Spicy Oat Bars are a healthier alternative to flapjack. It’s true they aren’t anywhere as sweet, nor sticky or gooey, but they do satisfy a sweet craving without spiking your sugar levels.
INGREDIENTS FOR SPICY OAT BARS
Makes 8 or 9 bars
- 15 g of coconut oil (ideally virgin, old pressed: at room temp in the UK, coconut oil is solid)
- 3–6 green cardamom pods (optional – but worth effort as it gives great flavour)

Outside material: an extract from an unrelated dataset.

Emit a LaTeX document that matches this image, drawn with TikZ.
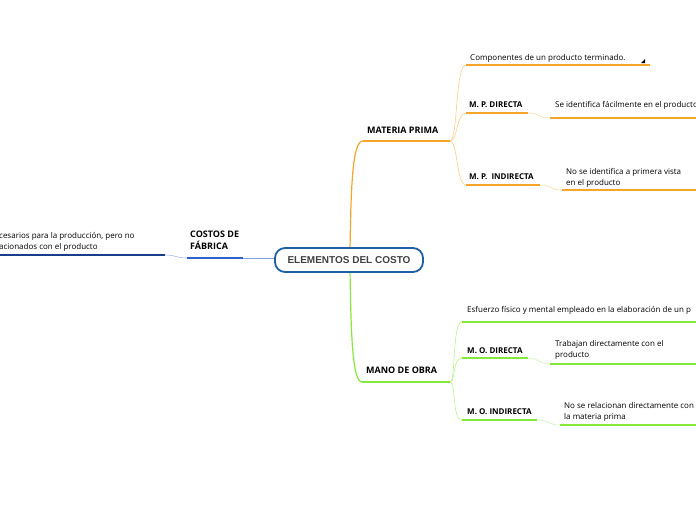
\documentclass[tikz,border=0pt]{standalone}
\usepackage{fontspec}
\setmainfont{Open Sans}
\newfontfamily\rootfont{Liberation Sans}
\usetikzlibrary{positioning}
\definecolor{mporange}{HTML}{F7A52A}
\definecolor{molime}{HTML}{86E83A}
\definecolor{cfblue}{HTML}{2F62C8}
\definecolor{rootblue}{HTML}{1F5FA8}
\definecolor{leafnavy}{HTML}{1A3C8E}

\begin{document}
\begin{tikzpicture}[x=1pt, y=-1pt,
    txt/.style={anchor=north west, inner sep=0pt, align=left,
                font=\fontsize{8}{11}\selectfont},
    head/.style={txt, font=\fontsize{9}{12}\selectfont\bfseries},
    subhead/.style={txt, font=\fontsize{8}{11}\selectfont\bfseries},
    rootbox/.style={draw=rootblue, line width=1.8pt, rounded corners=10pt,
                    fill=white, minimum width=148pt, minimum height=24pt,
                    inner sep=0pt, font=\rootfont\fontsize{10}{12}\selectfont\bfseries,
                    text=black!75},
    trunk/.style={line width=1.2pt},
    under/.style={line width=1.4pt},
    twig/.style={line width=0.6pt}
  ]
  \useasboundingbox (0,0) rectangle (696,520);

  % anchor points of the branch lines
  \coordinate (mp-a) at (363,141);  \coordinate (mp-b) at (450,141);
  \coordinate (mo-a) at (362,382);  \coordinate (mo-b) at (450,382);
  \coordinate (cf-a) at (187,258);  \coordinate (cf-b) at (243,258);
  \coordinate (cfl-a) at (0,255);   \coordinate (cfl-b) at (165,255);
  \coordinate (comp-a) at (466,65); \coordinate (comp-b) at (650,65);
  \coordinate (mpd-a) at (466,113); \coordinate (mpd-b) at (528,113);
  \coordinate (mpdl-a) at (550,118); \coordinate (mpdl-b) at (696,118);
  \coordinate (mpi-a) at (466,185); \coordinate (mpi-b) at (540,185);
  \coordinate (mpil-a) at (562,190); \coordinate (mpil-b) at (696,190);
  \coordinate (esf-a) at (462,322); \coordinate (esf-b) at (696,322);
  \coordinate (mod-a) at (462,358); \coordinate (mod-b) at (528,358);
  \coordinate (modl-a) at (550,364); \coordinate (modl-b) at (696,364);
  \coordinate (moi-a) at (462,420); \coordinate (moi-b) at (537,420);
  \coordinate (moil-a) at (560,425); \coordinate (moil-b) at (696,425);

  % costos de fabrica
  \draw[leafnavy, under] (cfl-a) -- (cfl-b);
  \draw[cfblue!45, twig] (cfl-b) .. controls (176,255) and (176,258) .. (cf-a);
  \draw[cfblue, under] (cf-a) -- (cf-b);
  \draw[cfblue!60, line width=1pt] (cf-b) -- (277,258);

  % materia prima
  \draw[mporange, trunk] (350,250) .. controls (351,190) and (352,141) .. (mp-a);
  \draw[mporange, under] (mp-a) -- (mp-b);
  \draw[mporange!55, twig] (mp-b) .. controls (458,141) and (455,65) .. (comp-a);
  \draw[mporange!55, twig] (mp-b) .. controls (458,141) and (456,113) .. (mpd-a);
  \draw[mporange!55, twig] (mp-b) .. controls (458,141) and (456,185) .. (mpi-a);
  \draw[mporange, under] (comp-a) -- (comp-b);
  \draw[mporange, under] (mpd-a) -- (mpd-b);
  \draw[mporange!40, twig] (mpd-b) .. controls (540,113) and (538,118) .. (mpdl-a);
  \draw[mporange, under] (mpdl-a) -- (mpdl-b);
  \draw[mporange, under] (mpi-a) -- (mpi-b);
  \draw[mporange!40, twig] (mpi-b) .. controls (552,185) and (550,190) .. (mpil-a);
  \draw[mporange, under] (mpil-a) -- (mpil-b);

  % mano de obra
  \draw[molime, trunk] (350,270) .. controls (351,330) and (352,382) .. (mo-a);
  \draw[molime, under] (mo-a) -- (mo-b);
  \draw[molime!55, twig] (mo-b) .. controls (456,382) and (452,322) .. (esf-a);
  \draw[molime!55, twig] (mo-b) .. controls (456,382) and (452,358) .. (mod-a);
  \draw[molime!55, twig] (mo-b) .. controls (456,382) and (452,420) .. (moi-a);
  \draw[molime, under] (esf-a) -- (esf-b);
  \draw[molime, under] (mod-a) -- (mod-b);
  \draw[molime!40, twig] (mod-b) .. controls (540,358) and (538,364) .. (modl-a);
  \draw[molime, under] (modl-a) -- (modl-b);
  \draw[molime, under] (moi-a) -- (moi-b);
  \draw[molime!40, twig] (moi-b) .. controls (550,420) and (548,425) .. (moil-a);
  \draw[molime, under] (moil-a) -- (moil-b);

  % root
  \node[rootbox] (root) at (349,260) {ELEMENTOS DEL COSTO};

  % labels
  \node[head] (cf) at (190,231) {COSTOS DE\\FÁBRICA};
  \node[txt] (cf-txt) at (-1,232.5) {cesarios para la producción, pero no\\acionados con el producto};
  \node[head] (mp) at (367,127) {MATERIA PRIMA};
  \node[txt] (comp) at (470,54.5) {Componentes de un producto terminado.};
  \fill (641,63) -- (645,59) -- (645,63) -- cycle;
  \node[subhead] (mpd) at (469,101.5) {M. P. DIRECTA};
  \node[txt] (mpd-txt) at (555,101.5) {Se identifica fácilmente en el producto};
  \node[subhead] (mpi) at (469,173.5) {M. P.\ \ INDIRECTA};
  \node[txt] (mpi-txt) at (566,168.5) {No se identifica a primera vista\\en el producto};
  \node[head] (mo) at (366,367) {MANO DE OBRA};
  \node[txt] (esf) at (467,306.5) {Esfuerzo físico y mental empleado en la elaboración de un p};
  \node[subhead] (mod) at (467,347.5) {M. O. DIRECTA};
  \node[txt] (mod-txt) at (555,340.5) {Trabajan directamente con el\\producto};
  \node[subhead] (moi) at (467,408.5) {M. O. INDIRECTA};
  \node[txt] (moi-txt) at (564,402.5) {No se relacionan directamente con\\la materia prima};
\end{tikzpicture}
\end{document}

- 1 slightly rounded teaspoon of ground cinnamon
- 2 dessertspoons of pure maple syrup
- 200 g old-fashioned porridge oats
- 50 g dried dates (not glucose coated) or sun-dried apricots (without preservatives) chopped
- 15 g dried goji berries (if not available, increase dates/apricots to 60 g)
- 30 g pumpkin seeds
- 20 g sunflower seeds
- 2 teaspoons sesame seeds (optional)
- 15 g raw almonds roughly chopped (you can substitute with pecans, walnuts, or hazelnuts)
- 500 ml water
METHOD
Heat oven to gas mark 6 or 200°C. If needed, line your 7–8″ (approx. 200 cm) cake/baking tin with parchment paper. I use a tin that is 7 x 12″ and I just fill one end. You can also use a loaf tin. Weigh/measure the oat, seeds, dried fruit and nuts. Put into a bowl and mix together.

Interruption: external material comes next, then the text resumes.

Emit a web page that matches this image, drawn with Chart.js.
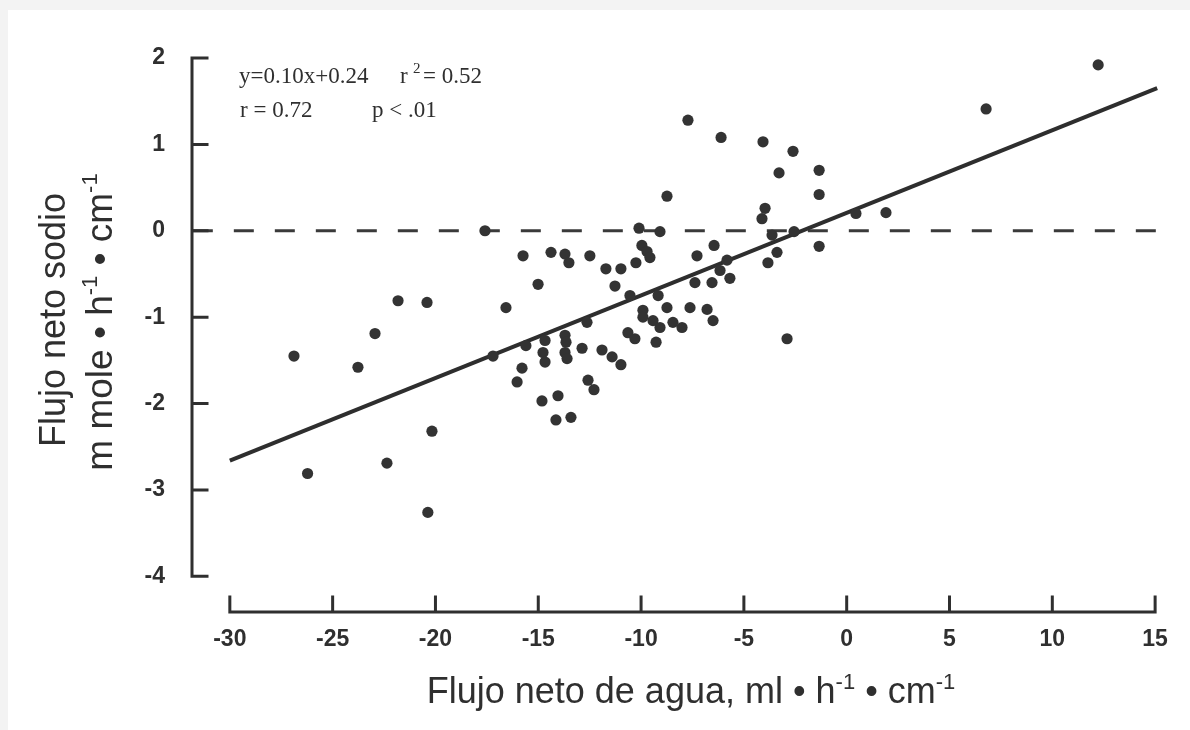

Slice top off cardamom pods and remove the brown/black seeds inside. How many seeds you will find in any particular cardamom pod is unpredictable: there may be just 1 or 2 or as many as 6. If the first ones you open only have a few seeds, use a few more pods. Put the seeds into a mortar, and using a pestle, grind the seeds into a coarse powder.
In a medium saucepan, melt the coconut oil. Add ground cardamom and cinnamon and allow to sizzle in the oil for 30 seconds to bring out the flavour. Add the maple syrup and mix. Now pour the oat, seed, fruit, nut mixture to the pan and mix thoroughly. If you have made flapjacks before, note the oil and syrup won’t coat all of the oats: none-the-less, mix it well. Now add the water and mix well. Cook for 2-3 minutes, stirring all of the tin until the excess water has been absorbed and the mixture is now gooey and thick. Pour the mixture into your tin, and smooth it into shape with a wooden spoon. Place into the oven and bake for 30 minutes (loaf tin takes longer).
Remove the spicy oat bars from the oven. Allow to sit for 10 minutes, then with a knife, mark out 8 or 9 bars. Allow to fully cool then lift it out from the tin. When you newly begin to cook treats like this, if they are left in your kitchen, they are likely to end up in your tummy! So as soon as they are cold, freeze what you don’t wish to eat on the day of making them.